- _SUPPLIED INFORMATION_:

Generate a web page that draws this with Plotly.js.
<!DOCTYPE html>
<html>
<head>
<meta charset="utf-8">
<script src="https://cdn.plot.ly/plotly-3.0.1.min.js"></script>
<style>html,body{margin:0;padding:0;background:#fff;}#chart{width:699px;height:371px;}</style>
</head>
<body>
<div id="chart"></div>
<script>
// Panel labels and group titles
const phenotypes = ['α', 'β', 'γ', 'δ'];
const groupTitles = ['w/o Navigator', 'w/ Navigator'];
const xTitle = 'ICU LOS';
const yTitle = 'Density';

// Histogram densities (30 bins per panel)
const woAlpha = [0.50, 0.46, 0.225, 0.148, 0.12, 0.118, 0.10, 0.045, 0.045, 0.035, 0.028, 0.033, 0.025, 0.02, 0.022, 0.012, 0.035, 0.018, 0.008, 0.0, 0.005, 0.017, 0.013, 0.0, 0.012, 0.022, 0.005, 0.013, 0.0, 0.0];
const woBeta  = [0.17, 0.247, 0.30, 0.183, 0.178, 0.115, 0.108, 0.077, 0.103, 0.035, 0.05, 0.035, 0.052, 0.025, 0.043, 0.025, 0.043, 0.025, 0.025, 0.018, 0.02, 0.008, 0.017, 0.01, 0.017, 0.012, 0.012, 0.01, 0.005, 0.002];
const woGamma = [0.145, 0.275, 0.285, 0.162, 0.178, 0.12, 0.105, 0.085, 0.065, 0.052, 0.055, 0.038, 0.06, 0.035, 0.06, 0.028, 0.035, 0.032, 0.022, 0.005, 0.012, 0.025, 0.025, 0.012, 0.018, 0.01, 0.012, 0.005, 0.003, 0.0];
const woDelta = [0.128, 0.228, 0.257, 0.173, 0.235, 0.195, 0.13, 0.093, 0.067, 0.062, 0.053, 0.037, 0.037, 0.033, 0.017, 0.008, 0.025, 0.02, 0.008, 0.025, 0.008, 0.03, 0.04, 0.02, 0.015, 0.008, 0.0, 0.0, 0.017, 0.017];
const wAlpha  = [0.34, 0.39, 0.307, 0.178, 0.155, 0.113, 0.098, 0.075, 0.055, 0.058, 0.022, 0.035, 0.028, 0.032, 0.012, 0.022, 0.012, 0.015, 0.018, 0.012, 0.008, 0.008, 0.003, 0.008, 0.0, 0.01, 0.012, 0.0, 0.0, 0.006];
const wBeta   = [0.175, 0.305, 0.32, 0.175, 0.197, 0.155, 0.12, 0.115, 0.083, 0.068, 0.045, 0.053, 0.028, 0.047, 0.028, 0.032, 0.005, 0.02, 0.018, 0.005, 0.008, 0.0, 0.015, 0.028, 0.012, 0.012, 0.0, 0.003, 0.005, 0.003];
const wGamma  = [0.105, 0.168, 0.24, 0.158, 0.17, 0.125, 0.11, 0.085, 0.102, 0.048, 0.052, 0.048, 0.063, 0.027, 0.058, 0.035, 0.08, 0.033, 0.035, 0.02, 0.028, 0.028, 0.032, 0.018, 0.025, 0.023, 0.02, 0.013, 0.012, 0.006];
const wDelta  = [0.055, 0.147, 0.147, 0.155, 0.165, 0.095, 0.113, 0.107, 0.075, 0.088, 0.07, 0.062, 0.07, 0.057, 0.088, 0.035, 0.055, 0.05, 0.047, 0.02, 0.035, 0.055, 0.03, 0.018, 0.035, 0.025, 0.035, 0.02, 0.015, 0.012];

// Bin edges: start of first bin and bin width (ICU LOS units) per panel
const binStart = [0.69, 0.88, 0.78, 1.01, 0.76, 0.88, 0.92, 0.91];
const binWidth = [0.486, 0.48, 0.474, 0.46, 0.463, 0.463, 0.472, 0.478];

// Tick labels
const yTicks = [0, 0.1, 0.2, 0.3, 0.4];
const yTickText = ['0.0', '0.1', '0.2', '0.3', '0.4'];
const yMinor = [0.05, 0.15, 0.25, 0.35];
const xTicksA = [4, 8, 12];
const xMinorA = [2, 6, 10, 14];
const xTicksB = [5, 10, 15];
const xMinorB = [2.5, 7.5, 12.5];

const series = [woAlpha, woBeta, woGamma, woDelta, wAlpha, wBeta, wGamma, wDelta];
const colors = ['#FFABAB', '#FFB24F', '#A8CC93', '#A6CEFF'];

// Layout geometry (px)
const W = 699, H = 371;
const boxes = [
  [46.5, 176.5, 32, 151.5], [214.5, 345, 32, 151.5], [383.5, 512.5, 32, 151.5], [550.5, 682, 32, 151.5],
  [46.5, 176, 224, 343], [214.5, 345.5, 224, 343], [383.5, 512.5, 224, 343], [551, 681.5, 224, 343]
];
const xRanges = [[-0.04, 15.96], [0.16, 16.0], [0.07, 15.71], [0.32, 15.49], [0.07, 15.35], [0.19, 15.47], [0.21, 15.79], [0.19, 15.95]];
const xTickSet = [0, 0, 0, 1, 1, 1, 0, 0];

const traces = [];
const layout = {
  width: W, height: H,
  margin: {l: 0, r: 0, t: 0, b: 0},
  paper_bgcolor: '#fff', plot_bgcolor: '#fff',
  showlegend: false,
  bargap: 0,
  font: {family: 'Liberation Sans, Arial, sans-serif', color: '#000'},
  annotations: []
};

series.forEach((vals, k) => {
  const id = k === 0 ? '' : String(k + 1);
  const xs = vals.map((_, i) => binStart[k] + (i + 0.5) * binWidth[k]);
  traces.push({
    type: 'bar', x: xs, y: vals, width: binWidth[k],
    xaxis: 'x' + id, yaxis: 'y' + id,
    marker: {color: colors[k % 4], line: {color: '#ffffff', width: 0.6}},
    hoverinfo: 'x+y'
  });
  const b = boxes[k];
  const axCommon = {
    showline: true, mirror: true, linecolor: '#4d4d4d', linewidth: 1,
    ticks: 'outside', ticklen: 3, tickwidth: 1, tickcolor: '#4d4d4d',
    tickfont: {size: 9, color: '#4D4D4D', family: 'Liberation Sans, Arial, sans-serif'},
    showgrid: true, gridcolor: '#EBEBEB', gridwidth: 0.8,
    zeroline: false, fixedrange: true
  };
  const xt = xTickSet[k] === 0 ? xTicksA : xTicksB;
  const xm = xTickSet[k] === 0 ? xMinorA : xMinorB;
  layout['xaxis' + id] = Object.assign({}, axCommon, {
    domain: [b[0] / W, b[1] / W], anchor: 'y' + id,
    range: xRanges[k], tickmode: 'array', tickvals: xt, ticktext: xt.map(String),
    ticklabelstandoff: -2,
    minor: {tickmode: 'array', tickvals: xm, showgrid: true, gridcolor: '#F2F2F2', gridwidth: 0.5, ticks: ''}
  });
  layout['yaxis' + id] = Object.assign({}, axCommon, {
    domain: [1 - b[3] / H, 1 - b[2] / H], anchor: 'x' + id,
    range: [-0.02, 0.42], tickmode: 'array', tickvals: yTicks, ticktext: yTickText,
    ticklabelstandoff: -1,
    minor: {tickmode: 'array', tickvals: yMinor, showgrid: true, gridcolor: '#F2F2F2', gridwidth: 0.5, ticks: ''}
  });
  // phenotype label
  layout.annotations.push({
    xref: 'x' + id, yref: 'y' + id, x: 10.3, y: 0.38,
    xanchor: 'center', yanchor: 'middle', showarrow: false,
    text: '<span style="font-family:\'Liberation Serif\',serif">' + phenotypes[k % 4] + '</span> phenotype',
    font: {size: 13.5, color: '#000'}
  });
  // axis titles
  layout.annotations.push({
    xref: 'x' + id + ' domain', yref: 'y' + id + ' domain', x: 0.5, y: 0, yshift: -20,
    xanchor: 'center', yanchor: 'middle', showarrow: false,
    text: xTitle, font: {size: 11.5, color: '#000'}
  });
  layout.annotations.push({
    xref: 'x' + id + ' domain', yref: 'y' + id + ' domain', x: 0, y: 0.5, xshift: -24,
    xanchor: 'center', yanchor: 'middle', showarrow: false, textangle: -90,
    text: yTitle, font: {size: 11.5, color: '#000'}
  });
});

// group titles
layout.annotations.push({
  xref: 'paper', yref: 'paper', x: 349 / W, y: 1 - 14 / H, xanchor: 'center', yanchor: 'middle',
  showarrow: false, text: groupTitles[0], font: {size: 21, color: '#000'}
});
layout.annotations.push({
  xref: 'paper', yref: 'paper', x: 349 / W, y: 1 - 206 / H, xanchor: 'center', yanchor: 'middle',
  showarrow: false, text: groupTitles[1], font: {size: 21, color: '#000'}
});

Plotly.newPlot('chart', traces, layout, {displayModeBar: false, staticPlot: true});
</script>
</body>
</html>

- _WHAT YOU NEED TO DO_: Return a word-for-word copy of the lines from the beginning of the listing to the line holding "const yTitle = 'Density';", both kept.

- _FULL ANSWER_:
Generate a web page that draws this with Plotly.js.
<!DOCTYPE html>
<html>
<head>
<meta charset="utf-8">
<script src="https://cdn.plot.ly/plotly-3.0.1.min.js"></script>
<style>html,body{margin:0;padding:0;background:#fff;}#chart{width:699px;height:371px;}</style>
</head>
<body>
<div id="chart"></div>
<script>
// Panel labels and group titles
const phenotypes = ['α', 'β', 'γ', 'δ'];
const groupTitles = ['w/o Navigator', 'w/ Navigator'];
const xTitle = 'ICU LOS';
const yTitle = 'Density';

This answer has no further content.